The GOP's system is kaput. The Sheep Theory—Republican voters do what the folks in charge want—is no longer operational. According to the polls, the party's base is entranced by a tycoon outsider who hurls invective and hate. The money and establishment backing that's undergirding Bush has yet had no impact. And grassroots Republicans, even the conservatives, have forgotten Santorum, as if he were a one-night stand from eons ago. For an observer attempting to plot out what will happen in the months ahead, there is no foundation upon which to render a prediction. Perhaps Jeb(!) will mount a historic comeback and prove that his party remains the party of the hand-picked. But at this stage, you wouldn't want to bet on that. As for the rest of the field, there is no cause, based on previous experience, to claim that this or that candidate will prevail. The Republicans are in unchartered and roiling waters. All guesses are equal.

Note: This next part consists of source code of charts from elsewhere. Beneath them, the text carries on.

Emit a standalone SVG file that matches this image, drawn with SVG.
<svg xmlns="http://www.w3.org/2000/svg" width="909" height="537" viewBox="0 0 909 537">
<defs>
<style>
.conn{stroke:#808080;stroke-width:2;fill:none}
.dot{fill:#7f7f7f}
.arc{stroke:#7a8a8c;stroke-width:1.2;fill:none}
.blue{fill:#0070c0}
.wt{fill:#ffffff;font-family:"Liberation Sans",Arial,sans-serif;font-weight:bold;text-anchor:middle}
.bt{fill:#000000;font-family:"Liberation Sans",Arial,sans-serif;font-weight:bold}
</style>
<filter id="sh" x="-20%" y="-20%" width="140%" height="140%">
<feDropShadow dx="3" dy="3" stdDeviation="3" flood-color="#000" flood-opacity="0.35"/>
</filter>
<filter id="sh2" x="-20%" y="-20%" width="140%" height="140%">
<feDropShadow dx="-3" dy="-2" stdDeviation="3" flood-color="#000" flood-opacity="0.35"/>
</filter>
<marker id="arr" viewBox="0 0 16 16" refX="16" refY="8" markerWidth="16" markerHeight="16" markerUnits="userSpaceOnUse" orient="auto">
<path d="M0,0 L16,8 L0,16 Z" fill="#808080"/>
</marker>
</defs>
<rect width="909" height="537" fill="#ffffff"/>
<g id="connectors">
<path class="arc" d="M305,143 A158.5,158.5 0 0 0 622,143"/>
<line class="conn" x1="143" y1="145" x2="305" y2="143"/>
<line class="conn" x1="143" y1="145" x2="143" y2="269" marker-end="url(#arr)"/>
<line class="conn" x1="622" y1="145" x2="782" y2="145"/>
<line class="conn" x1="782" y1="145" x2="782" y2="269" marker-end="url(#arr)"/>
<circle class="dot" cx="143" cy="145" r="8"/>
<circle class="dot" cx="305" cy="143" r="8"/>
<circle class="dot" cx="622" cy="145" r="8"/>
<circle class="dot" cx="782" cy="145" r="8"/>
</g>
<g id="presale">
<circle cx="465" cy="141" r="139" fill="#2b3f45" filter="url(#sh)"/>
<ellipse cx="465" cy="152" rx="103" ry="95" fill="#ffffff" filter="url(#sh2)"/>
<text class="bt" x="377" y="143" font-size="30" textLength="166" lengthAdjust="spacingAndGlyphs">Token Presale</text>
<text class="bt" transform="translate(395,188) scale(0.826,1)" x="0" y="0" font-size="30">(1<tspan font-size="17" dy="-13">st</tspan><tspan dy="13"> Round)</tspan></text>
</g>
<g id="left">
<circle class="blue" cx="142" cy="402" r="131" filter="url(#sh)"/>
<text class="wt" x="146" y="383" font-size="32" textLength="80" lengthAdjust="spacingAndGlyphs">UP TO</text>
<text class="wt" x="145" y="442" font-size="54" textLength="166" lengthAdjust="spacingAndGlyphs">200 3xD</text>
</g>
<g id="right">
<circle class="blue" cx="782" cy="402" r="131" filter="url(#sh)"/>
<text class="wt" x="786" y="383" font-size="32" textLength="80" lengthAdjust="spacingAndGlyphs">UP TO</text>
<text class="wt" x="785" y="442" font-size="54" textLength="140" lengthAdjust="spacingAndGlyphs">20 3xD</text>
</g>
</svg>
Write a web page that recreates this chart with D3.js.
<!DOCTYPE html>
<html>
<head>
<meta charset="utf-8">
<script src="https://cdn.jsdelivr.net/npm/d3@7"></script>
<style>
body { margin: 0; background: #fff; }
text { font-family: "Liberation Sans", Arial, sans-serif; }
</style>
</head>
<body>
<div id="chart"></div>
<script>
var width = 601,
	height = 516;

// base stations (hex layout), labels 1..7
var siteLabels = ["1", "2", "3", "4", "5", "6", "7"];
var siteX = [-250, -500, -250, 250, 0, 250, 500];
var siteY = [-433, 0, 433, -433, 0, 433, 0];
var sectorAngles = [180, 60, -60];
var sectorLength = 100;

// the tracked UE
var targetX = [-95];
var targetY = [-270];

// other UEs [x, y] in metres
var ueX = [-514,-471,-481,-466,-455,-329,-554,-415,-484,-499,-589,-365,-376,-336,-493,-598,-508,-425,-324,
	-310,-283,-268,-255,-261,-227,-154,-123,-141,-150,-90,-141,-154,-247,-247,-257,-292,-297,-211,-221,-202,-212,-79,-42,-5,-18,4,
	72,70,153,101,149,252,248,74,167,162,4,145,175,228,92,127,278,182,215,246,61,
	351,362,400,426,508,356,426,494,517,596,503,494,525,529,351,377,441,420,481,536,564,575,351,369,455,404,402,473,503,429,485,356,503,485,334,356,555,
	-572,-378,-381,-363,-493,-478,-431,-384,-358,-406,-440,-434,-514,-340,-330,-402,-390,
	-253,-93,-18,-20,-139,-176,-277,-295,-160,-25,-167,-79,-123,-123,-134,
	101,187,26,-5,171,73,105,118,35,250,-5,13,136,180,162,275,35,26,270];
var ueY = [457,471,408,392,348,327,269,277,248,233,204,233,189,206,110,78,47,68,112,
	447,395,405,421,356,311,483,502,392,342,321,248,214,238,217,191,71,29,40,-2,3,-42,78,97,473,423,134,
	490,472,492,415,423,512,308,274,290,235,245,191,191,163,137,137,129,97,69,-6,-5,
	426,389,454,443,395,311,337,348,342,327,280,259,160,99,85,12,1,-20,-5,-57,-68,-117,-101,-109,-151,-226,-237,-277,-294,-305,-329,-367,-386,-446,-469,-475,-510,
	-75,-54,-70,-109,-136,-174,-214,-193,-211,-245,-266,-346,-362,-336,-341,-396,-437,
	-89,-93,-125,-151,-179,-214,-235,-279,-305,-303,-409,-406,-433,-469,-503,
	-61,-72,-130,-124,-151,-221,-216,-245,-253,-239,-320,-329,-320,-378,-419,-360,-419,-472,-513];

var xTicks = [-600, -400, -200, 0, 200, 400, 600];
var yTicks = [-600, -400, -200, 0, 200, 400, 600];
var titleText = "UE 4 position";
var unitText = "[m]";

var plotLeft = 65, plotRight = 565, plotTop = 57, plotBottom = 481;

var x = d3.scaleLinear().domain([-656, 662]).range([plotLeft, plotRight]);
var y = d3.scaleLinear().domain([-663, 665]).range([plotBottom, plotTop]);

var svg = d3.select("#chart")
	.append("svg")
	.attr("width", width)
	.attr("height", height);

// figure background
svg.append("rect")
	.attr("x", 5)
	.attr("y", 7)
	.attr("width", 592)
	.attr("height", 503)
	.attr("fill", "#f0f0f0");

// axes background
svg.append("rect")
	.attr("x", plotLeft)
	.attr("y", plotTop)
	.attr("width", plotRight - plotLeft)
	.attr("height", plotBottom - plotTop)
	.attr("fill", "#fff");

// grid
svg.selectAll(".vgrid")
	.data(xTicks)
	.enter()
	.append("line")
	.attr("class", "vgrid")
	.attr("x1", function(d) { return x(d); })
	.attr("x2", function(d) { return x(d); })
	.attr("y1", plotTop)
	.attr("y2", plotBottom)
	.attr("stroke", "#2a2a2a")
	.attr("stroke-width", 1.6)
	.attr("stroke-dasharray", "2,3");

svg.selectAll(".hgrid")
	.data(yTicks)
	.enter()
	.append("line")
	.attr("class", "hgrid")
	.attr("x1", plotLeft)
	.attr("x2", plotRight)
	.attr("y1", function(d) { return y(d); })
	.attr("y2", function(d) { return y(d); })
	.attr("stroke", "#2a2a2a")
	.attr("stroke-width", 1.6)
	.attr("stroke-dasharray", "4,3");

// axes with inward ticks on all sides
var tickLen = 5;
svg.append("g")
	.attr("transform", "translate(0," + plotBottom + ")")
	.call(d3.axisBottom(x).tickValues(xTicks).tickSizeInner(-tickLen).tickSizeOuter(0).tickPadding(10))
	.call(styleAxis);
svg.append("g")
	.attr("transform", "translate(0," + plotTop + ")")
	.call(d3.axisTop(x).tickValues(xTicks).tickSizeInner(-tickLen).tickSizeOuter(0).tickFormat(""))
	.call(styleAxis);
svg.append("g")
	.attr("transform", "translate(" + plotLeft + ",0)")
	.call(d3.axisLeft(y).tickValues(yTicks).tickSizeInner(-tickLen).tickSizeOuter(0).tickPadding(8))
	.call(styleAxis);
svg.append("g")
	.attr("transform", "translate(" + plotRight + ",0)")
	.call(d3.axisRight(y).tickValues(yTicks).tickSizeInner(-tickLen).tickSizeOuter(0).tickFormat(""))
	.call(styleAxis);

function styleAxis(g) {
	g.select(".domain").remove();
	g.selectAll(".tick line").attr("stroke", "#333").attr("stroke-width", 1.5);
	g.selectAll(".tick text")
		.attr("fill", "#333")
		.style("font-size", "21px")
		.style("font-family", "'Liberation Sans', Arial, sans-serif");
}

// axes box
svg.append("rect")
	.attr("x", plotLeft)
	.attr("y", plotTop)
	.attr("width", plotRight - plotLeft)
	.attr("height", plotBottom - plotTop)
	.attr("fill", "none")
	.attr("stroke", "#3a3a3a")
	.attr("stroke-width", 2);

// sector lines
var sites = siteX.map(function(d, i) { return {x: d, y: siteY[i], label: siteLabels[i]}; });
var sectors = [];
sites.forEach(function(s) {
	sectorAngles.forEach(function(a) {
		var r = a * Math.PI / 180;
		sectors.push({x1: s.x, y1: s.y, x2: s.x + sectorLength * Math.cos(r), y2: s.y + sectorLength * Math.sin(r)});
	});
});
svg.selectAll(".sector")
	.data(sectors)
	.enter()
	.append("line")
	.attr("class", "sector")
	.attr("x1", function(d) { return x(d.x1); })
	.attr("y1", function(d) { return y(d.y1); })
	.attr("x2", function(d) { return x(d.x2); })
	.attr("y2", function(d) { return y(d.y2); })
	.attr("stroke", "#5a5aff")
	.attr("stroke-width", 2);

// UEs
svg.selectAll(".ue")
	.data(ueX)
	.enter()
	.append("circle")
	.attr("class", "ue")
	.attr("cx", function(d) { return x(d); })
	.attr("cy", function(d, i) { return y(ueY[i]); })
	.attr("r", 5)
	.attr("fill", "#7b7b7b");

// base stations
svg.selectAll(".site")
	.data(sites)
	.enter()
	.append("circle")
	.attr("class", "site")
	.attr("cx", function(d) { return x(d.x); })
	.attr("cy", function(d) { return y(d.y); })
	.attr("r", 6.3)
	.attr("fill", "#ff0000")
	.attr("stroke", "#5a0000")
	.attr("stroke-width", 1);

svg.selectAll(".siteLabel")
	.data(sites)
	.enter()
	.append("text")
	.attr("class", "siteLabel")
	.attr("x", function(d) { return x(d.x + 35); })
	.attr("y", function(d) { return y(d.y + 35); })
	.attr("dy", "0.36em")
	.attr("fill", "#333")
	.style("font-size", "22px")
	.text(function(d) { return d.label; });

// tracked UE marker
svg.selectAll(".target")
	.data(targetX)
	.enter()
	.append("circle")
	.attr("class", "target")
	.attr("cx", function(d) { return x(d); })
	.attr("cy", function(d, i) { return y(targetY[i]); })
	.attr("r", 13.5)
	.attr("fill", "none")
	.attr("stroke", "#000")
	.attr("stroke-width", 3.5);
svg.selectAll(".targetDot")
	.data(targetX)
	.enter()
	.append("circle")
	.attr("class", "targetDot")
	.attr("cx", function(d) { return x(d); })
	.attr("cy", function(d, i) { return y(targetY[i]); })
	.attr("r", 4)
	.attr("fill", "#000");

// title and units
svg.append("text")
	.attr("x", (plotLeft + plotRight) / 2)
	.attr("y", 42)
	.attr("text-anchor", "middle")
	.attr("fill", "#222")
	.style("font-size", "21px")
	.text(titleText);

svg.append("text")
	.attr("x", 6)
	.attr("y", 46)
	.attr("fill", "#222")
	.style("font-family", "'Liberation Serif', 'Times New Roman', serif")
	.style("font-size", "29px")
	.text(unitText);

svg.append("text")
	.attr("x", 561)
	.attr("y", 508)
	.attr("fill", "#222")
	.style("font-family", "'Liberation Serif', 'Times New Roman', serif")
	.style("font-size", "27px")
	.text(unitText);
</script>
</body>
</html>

The reason for the chaos, though, is obvious. The party elite has become unmoored from the party's base—and that base has veered further into extreme territory. After years of being fed Obama hatred—death panels, gun-grabs, and secret socialism imported from Kenya by a terrorist-loving covert Muslim!—many die-hard GOP voters are alienated from elected Republicans who haven't been able to repeal Obamacare, impeach the president, or, better yet, lock him in shackles. Consequently, the wise men of the party can no longer easily direct its voters toward a preferred candidate. At least, not when self-financing, say-anything Donald Trump is in the race, brazenly exploiting the anger and frustration the party's leaders had previously fueled for their own purposes. So the GOP is in for weeks, if not months, of disorder, in what will likely be a historic break from its usually orderly past. For a party that has encouraged fear and loathing, this is what democracy looks like.